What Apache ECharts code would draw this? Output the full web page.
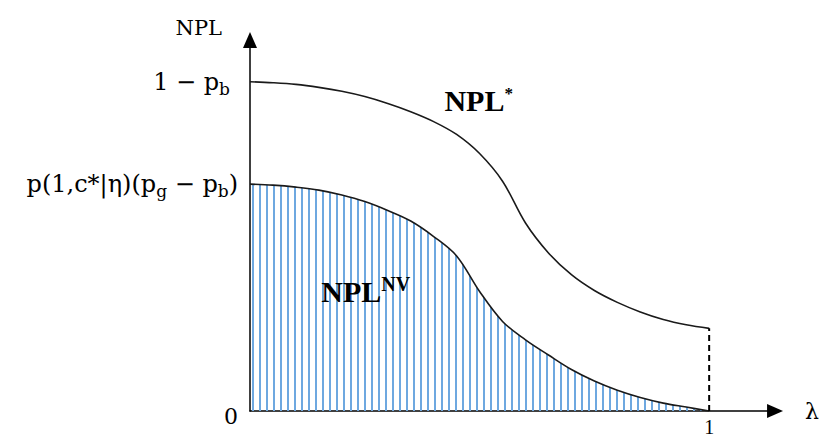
<!DOCTYPE html>
<html>
<head>
<meta charset="utf-8">
<script src="https://cdn.jsdelivr.net/npm/echarts@6/dist/echarts.min.js"></script>
<style>html,body{margin:0;padding:0;background:#fff;}#c{width:822px;height:437px;}</style>
</head>
<body>
<div id="c"></div>
<script>
// λ positions and curve values
const lambdaValues = [0, 0.05, 0.1, 0.15, 0.2, 0.25, 0.3, 0.35, 0.4, 0.45, 0.5, 0.55, 0.6, 0.65, 0.7, 0.75, 0.8, 0.85, 0.9, 0.95, 1.0];
const nplStar      = [1.000, 0.997, 0.992, 0.983, 0.971, 0.955, 0.934, 0.909, 0.879, 0.840, 0.782, 0.698, 0.571, 0.480, 0.414, 0.366, 0.330, 0.301, 0.278, 0.262, 0.251];
const nplNV        = [0.689, 0.686, 0.680, 0.671, 0.656, 0.636, 0.609, 0.577, 0.530, 0.471, 0.363, 0.272, 0.216, 0.170, 0.126, 0.091, 0.063, 0.041, 0.024, 0.012, 0.000];
// tick values / labels
const yTickValues = [0, 0.689, 1];
const yTickLabels = ['{big|0}', 'p(1,c*|η)(p{sub|g} − p{sub|b})', '1 − p{sub|b}{pad|}'];
const xTickValues = [1];
const xTickLabels = ['1'];
const axisNames = { x: 'λ', y: 'NPL' };
const curveNames = { upper: 'NPL{sup|*}', lower: 'NPL{sup|NV}' };

const upperData = lambdaValues.map((x, i) => [x, nplStar[i]]);
const lowerData = lambdaValues.map((x, i) => [x, nplNV[i]]);
const dashData = [[1, 0], [1, nplStar[nplStar.length - 1]]];

// hatch pattern
const pc = document.createElement('canvas');
pc.width = 7; pc.height = 8;
const pctx = pc.getContext('2d');
pctx.fillStyle = '#6ea8e0';
pctx.fillRect(0, 0, 2, 8);

const serif = '"DejaVu Serif", "Liberation Serif", serif';
const bserif = '"Liberation Serif", "DejaVu Serif", serif';
const chart = echarts.init(document.getElementById('c'), null, { renderer: 'svg' });
chart.setOption({
  animation: false,
  backgroundColor: '#fff',
  grid: { left: 250, right: 46, top: 40, bottom: 24 },
  xAxis: {
    type: 'value', min: 0, max: 1.1435,
    splitLine: { show: false },
    axisTick: { show: false },
    axisLine: { lineStyle: { color: '#000', width: 1.5 }, symbol: ['none', 'triangle'], symbolSize: [14, 16] },
    axisLabel: {
      customValues: xTickValues, margin: 6,
      formatter: v => xTickLabels[xTickValues.indexOf(v)],
      fontFamily: bserif, fontSize: 20, color: '#000'
    },
    name: axisNames.x, nameLocation: 'end', nameGap: 30,
    nameTextStyle: { fontFamily: serif, fontSize: 22, color: '#000', verticalAlign: 'middle' }
  },
  yAxis: {
    type: 'value', min: 0, max: 1.1269,
    splitLine: { show: false },
    axisTick: { show: false },
    axisLine: { lineStyle: { color: '#000', width: 1.5 }, symbol: ['none', 'triangle'], symbolSize: [14, 16] },
    axisLabel: {
      customValues: yTickValues, margin: 12,
      formatter: v => yTickLabels[yTickValues.indexOf(v)],
      fontFamily: serif, fontSize: 24, color: '#000',
      rich: {
        sub: { fontFamily: serif, fontSize: 17, color: '#000', padding: [14, 0, 0, 0] },
        big: { fontFamily: serif, fontSize: 22, color: '#000', padding: [10, 0, 0, 0] },
        pad: { width: 8 }
      }
    },
    name: axisNames.y, nameLocation: 'end', nameGap: 2,
    nameTextStyle: { fontFamily: serif, fontSize: 21, color: '#000', align: 'right', padding: [0, 28, 0, 0] }
  },
  series: [
    {
      name: 'NPL*', type: 'line', data: upperData, smooth: 0.35,
      showSymbol: false, symbol: 'none',
      lineStyle: { color: '#1a1a1a', width: 1.6 },
      markPoint: {
        symbol: 'circle', symbolSize: 0,
        data: [{ coord: [0.498, 0.943] }],
        label: {
          show: true, position: 'inside', formatter: curveNames.upper,
          fontFamily: bserif, fontWeight: 'bold', fontSize: 30, color: '#000',
          rich: { sup: { fontFamily: bserif, fontWeight: 'bold', fontSize: 17, color: '#000', padding: [0, 0, 14, 0] } }
        }
      }
    },
    {
      name: 'NPLNV', type: 'line', data: lowerData, smooth: 0.35,
      showSymbol: false, symbol: 'none',
      lineStyle: { color: '#1a1a1a', width: 1.6 },
      areaStyle: { color: { image: pc, repeat: 'repeat' }, opacity: 1 },
      markPoint: {
        symbol: 'circle', symbolSize: 0,
        data: [{ coord: [0.252, 0.363] }],
        label: {
          show: true, position: 'inside', formatter: curveNames.lower,
          fontFamily: bserif, fontWeight: 'bold', fontSize: 30, color: '#000',
          rich: { sup: { fontFamily: bserif, fontWeight: 'bold', fontSize: 20, color: '#000', padding: [0, 0, 14, 0] } }
        }
      }
    },
    {
      name: 'dash', type: 'line', data: dashData, showSymbol: false, symbol: 'none',
      lineStyle: { color: '#000', width: 2, type: [6, 4] }
    }
  ]
});
</script>
</body>
</html>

● ● ● ● ● ● ●

WHAT YOU ARE ASKED TO DO: Reproduce the material above in full and without alteration, but skip all pictures.

OUTPUT OF THE TASK:
What Apache ECharts code would draw this? Output the full web page.
<!DOCTYPE html>
<html>
<head>
<meta charset="utf-8">
<script src="https://cdn.jsdelivr.net/npm/echarts@6/dist/echarts.min.js"></script>
<style>html,body{margin:0;padding:0;background:#fff;}#c{width:822px;height:437px;}</style>
</head>
<body>
<div id="c"></div>
<script>
// λ positions and curve values
const lambdaValues = [0, 0.05, 0.1, 0.15, 0.2, 0.25, 0.3, 0.35, 0.4, 0.45, 0.5, 0.55, 0.6, 0.65, 0.7, 0.75, 0.8, 0.85, 0.9, 0.95, 1.0];
const nplStar      = [1.000, 0.997, 0.992, 0.983, 0.971, 0.955, 0.934, 0.909, 0.879, 0.840, 0.782, 0.698, 0.571, 0.480, 0.414, 0.366, 0.330, 0.301, 0.278, 0.262, 0.251];
const nplNV        = [0.689, 0.686, 0.680, 0.671, 0.656, 0.636, 0.609, 0.577, 0.530, 0.471, 0.363, 0.272, 0.216, 0.170, 0.126, 0.091, 0.063, 0.041, 0.024, 0.012, 0.000];
// tick values / labels
const yTickValues = [0, 0.689, 1];
const yTickLabels = ['{big|0}', 'p(1,c*|η)(p{sub|g} − p{sub|b})', '1 − p{sub|b}{pad|}'];
const xTickValues = [1];
const xTickLabels = ['1'];
const axisNames = { x: 'λ', y: 'NPL' };
const curveNames = { upper: 'NPL{sup|*}', lower: 'NPL{sup|NV}' };

const upperData = lambdaValues.map((x, i) => [x, nplStar[i]]);
const lowerData = lambdaValues.map((x, i) => [x, nplNV[i]]);
const dashData = [[1, 0], [1, nplStar[nplStar.length - 1]]];

// hatch pattern
const pc = document.createElement('canvas');
pc.width = 7; pc.height = 8;
const pctx = pc.getContext('2d');
pctx.fillStyle = '#6ea8e0';
pctx.fillRect(0, 0, 2, 8);

const serif = '"DejaVu Serif", "Liberation Serif", serif';
const bserif = '"Liberation Serif", "DejaVu Serif", serif';
const chart = echarts.init(document.getElementById('c'), null, { renderer: 'svg' });
chart.setOption({
  animation: false,
  backgroundColor: '#fff',
  grid: { left: 250, right: 46, top: 40, bottom: 24 },
  xAxis: {
    type: 'value', min: 0, max: 1.1435,
    splitLine: { show: false },
    axisTick: { show: false },
    axisLine: { lineStyle: { color: '#000', width: 1.5 }, symbol: ['none', 'triangle'], symbolSize: [14, 16] },
    axisLabel: {
      customValues: xTickValues, margin: 6,
      formatter: v => xTickLabels[xTickValues.indexOf(v)],
      fontFamily: bserif, fontSize: 20, color: '#000'
    },
    name: axisNames.x, nameLocation: 'end', nameGap: 30,
    nameTextStyle: { fontFamily: serif, fontSize: 22, color: '#000', verticalAlign: 'middle' }
  },
  yAxis: {
    type: 'value', min: 0, max: 1.1269,
    splitLine: { show: false },
    axisTick: { show: false },
    axisLine: { lineStyle: { color: '#000', width: 1.5 }, symbol: ['none', 'triangle'], symbolSize: [14, 16] },
    axisLabel: {
      customValues: yTickValues, margin: 12,
      formatter: v => yTickLabels[yTickValues.indexOf(v)],
      fontFamily: serif, fontSize: 24, color: '#000',
      rich: {
        sub: { fontFamily: serif, fontSize: 17, color: '#000', padding: [14, 0, 0, 0] },
        big: { fontFamily: serif, fontSize: 22, color: '#000', padding: [10, 0, 0, 0] },
        pad: { width: 8 }
      }
    },
    name: axisNames.y, nameLocation: 'end', nameGap: 2,
    nameTextStyle: { fontFamily: serif, fontSize: 21, color: '#000', align: 'right', padding: [0, 28, 0, 0] }
  },
  series: [
    {
      name: 'NPL*', type: 'line', data: upperData, smooth: 0.35,
      showSymbol: false, symbol: 'none',
      lineStyle: { color: '#1a1a1a', width: 1.6 },
      markPoint: {
        symbol: 'circle', symbolSize: 0,
        data: [{ coord: [0.498, 0.943] }],
        label: {
          show: true, position: 'inside', formatter: curveNames.upper,
          fontFamily: bserif, fontWeight: 'bold', fontSize: 30, color: '#000',
          rich: { sup: { fontFamily: bserif, fontWeight: 'bold', fontSize: 17, color: '#000', padding: [0, 0, 14, 0] } }
        }
      }
    },
    {
      name: 'NPLNV', type: 'line', data: lowerData, smooth: 0.35,
      showSymbol: false, symbol: 'none',
      lineStyle: { color: '#1a1a1a', width: 1.6 },
      areaStyle: { color: { image: pc, repeat: 'repeat' }, opacity: 1 },
      markPoint: {
        symbol: 'circle', symbolSize: 0,
        data: [{ coord: [0.252, 0.363] }],
        label: {
          show: true, position: 'inside', formatter: curveNames.lower,
          fontFamily: bserif, fontWeight: 'bold', fontSize: 30, color: '#000',
          rich: { sup: { fontFamily: bserif, fontWeight: 'bold', fontSize: 20, color: '#000', padding: [0, 0, 14, 0] } }
        }
      }
    },
    {
      name: 'dash', type: 'line', data: dashData, showSymbol: false, symbol: 'none',
      lineStyle: { color: '#000', width: 2, type: [6, 4] }
    }
  ]
});
</script>
</body>
</html>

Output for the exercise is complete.